The American Opportunity Credit applies to the first four years of undergraduate education. Beyond that, go with the Lifetime Learning Credit, which lets you claim up to $2,000 in qualified expenses per family each year. This credit disappears at a modified adjusted gross income of $61,000 (single filers) and $122,000 (couples filing jointly).
Fight an unfair property assessment
About 30% of U.S. properties are assessed at higher values than their actual worth, according to the National Taxpayers Union. If you suspect that your tax assessment is too high, you can file an appeal.
Before you can determine if the assessed value of your home is accurate, you need to know how your local government assesses properties. Commonly, an appraiser will compare a home with similar recently sold properties to settle on a market value. That figure may be multiplied by a set fraction, known as an assessment ratio, to determine the taxable value.
Next, get your property’s record card from your local tax assessor’s office and check for errors, such as incorrect figures for square footage or number of rooms. If you can prove that any of the information is incorrect, you may be able to get a reduction in your assessment on the spot, bypassing the appeal process.

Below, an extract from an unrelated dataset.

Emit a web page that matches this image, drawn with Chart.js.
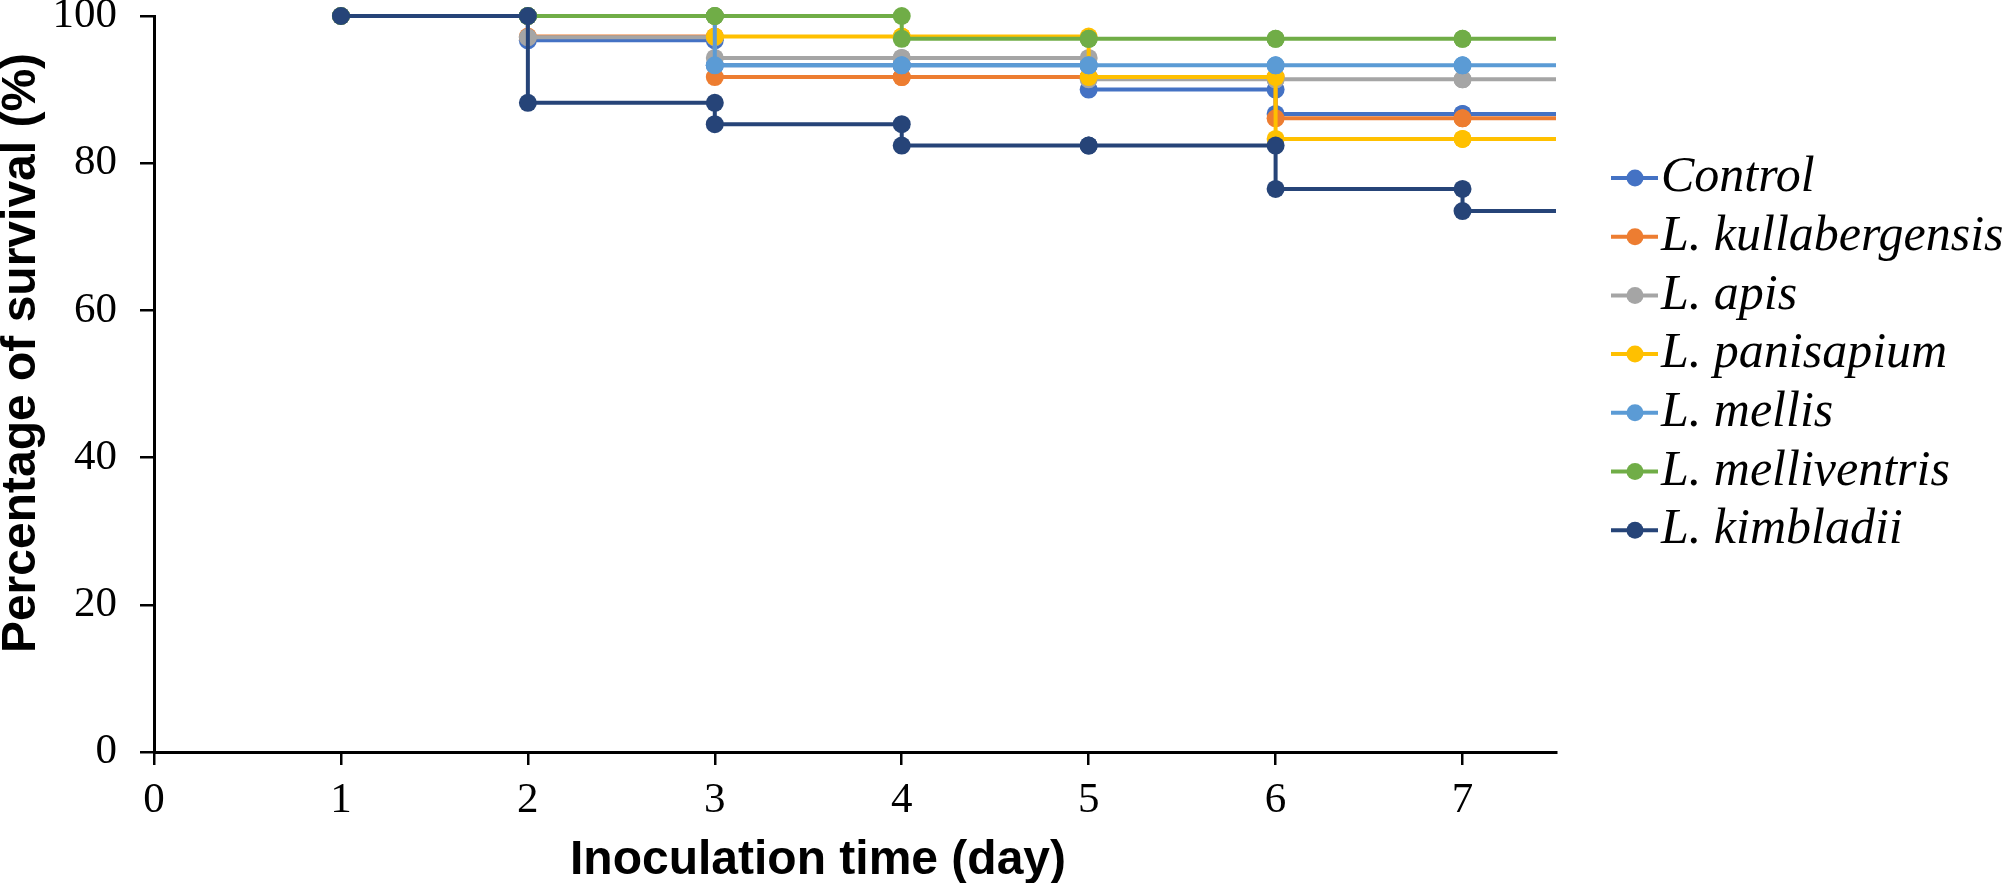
<!DOCTYPE html>
<html>
<head>
<meta charset="utf-8">
<script src="https://cdn.jsdelivr.net/npm/chart.js@4"></script>
<style>
    body { margin: 0; background: #fff; }
    canvas { display: block; }
</style>
</head>
<body>
<canvas id="myChart" width="2008" height="883"></canvas>
<script>
const days = [1, 2, 3, 4, 5, 6, 7];
const xMax = 7.5;
const xTicks = [0, 1, 2, 3, 4, 5, 6, 7];
const yTicks = [0, 20, 40, 60, 80, 100];

const labels = ['Control', 'L. kullabergensis', 'L. apis', 'L. panisapium', 'L. mellis', 'L. melliventris', 'L. kimbladii'];
const control = [100, 96.7, 93.3, 93.3, 90.0, 86.7, 86.7];
const kullabergensis = [100, 97.2, 91.7, 91.7, 91.7, 86.1, 86.1];
const apis = [100, 97.1, 94.3, 94.3, 91.4, 91.4, 91.4];
const panisapium = [100, 100, 97.2, 97.2, 91.7, 83.3, 83.3];
const mellis = [100, 100, 93.3, 93.3, 93.3, 93.3, 93.3];
const melliventris = [100, 100, 100, 96.9, 96.9, 96.9, 96.9];
const kimbladii = [100, 88.2, 85.3, 82.4, 82.4, 76.5, 73.5];

const colors = ['#4472C4', '#ED7D31', '#A5A5A5', '#FFC000', '#5B9BD5', '#70AD47', '#264478'];
const series = [control, kullabergensis, apis, panisapium, mellis, melliventris, kimbladii];

const xTitle = 'Inoculation time (day)';
const yTitle = 'Percentage of survival (%)';

// Kaplan-Meier style: a point before and after each drop, then run out to the axis end
function stepPoints(values) {
    const pts = [{ x: days[0], y: values[0] }];
    for (let i = 1; i < days.length; i++) {
        pts.push({ x: days[i], y: values[i - 1] });
        pts.push({ x: days[i], y: values[i] });
    }
    pts.push({ x: xMax, y: values[values.length - 1] });
    return pts;
}

const sideLegend = {
    id: 'sideLegend',
    afterDraw(chart) {
        const ctx = chart.ctx;
        chart.data.datasets.forEach((ds, i) => {
            const y = 178 + i * 58.7;
            ctx.save();
            ctx.strokeStyle = ds.borderColor;
            ctx.lineWidth = 4;
            ctx.beginPath();
            ctx.moveTo(1611, y);
            ctx.lineTo(1658, y);
            ctx.stroke();
            ctx.fillStyle = ds.borderColor;
            ctx.beginPath();
            ctx.arc(1635, y, 8.5, 0, Math.PI * 2);
            ctx.fill();
            ctx.fillStyle = '#000';
            ctx.font = 'italic 50px "Liberation Serif", "Times New Roman", serif';
            ctx.textBaseline = 'middle';
            ctx.fillText(ds.label, 1661, y);
            ctx.restore();
        });
    }
};

// axis titles sit a little off-centre in the original, so place them by hand
const axisTitles = {
    id: 'axisTitles',
    afterDraw(chart) {
        const ctx = chart.ctx;
        ctx.save();
        ctx.fillStyle = '#000';
        ctx.font = 'bold 48px "Liberation Sans", Arial, sans-serif';
        ctx.textAlign = 'center';
        ctx.textBaseline = 'alphabetic';
        ctx.fillText(xTitle, 818, 874);
        ctx.translate(35, 353);
        ctx.rotate(-Math.PI / 2);
        ctx.fillText(yTitle, 0, 0);
        ctx.restore();
    }
};

const tickFont = { family: '"Liberation Serif", "Times New Roman", serif', size: 43 };

const ctx = document.getElementById('myChart').getContext('2d');
const chart = new Chart(ctx, {
    type: 'line',
    data: {
        datasets: series.map((values, i) => ({
            label: labels[i],
            data: stepPoints(values),
            borderColor: colors[i],
            backgroundColor: colors[i],
            borderWidth: 4,
            pointRadius: (c) => c.dataIndex === days.length * 2 - 1 ? 0 : 9,
            pointBorderWidth: 0,
            pointHoverRadius: 9,
            fill: false,
            clip: false,
            order: series.length - i
        }))
    },
    options: {
        responsive: false,
        animation: false,
        layout: { padding: { top: 16, right: 452, left: 0, bottom: 0 } },
        plugins: {
            legend: { display: false },
            tooltip: { enabled: false }
        },
        scales: {
            x: {
                type: 'linear',
                min: 0,
                max: xMax,
                afterBuildTicks: (scale) => { scale.ticks = xTicks.map(v => ({ value: v })); },
                afterFit: (scale) => { scale.height = 131; scale.paddingLeft = 0; scale.paddingRight = 0; },
                border: { color: '#000', width: 3 },
                grid: { drawOnChartArea: false, drawTicks: true, tickLength: 13, color: '#000', lineWidth: 2.5 },
                ticks: { color: '#000', font: tickFont, padding: 10, maxRotation: 0 },
                title: { display: false }
            },
            y: {
                min: 0,
                max: 100,
                afterBuildTicks: (scale) => { scale.ticks = yTicks.map(v => ({ value: v })); },
                afterFit: (scale) => { scale.width = 154; scale.paddingTop = 0; scale.paddingBottom = 0; },
                border: { color: '#000', width: 3 },
                grid: { drawOnChartArea: false, drawTicks: true, tickLength: 14, color: '#000', lineWidth: 2.5 },
                ticks: { color: '#000', font: tickFont, padding: 23 },
                title: { display: false }
            }
        }
    },
    plugins: [sideLegend, axisTitles]
});
</script>
</body>
</html>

You can search Zillow.com to see estimated values and sale prices of similar homes to get an idea of whether your assessment is accurate. Then pull the record cards of those homes at the assessor’s office or on its site, if it has an online database. The homes should be of about the same age and style, have the same number of bedrooms and bathrooms, and preferably be in your neighborhood. If you can find five or more properties at considerably lower values, you may have a good case.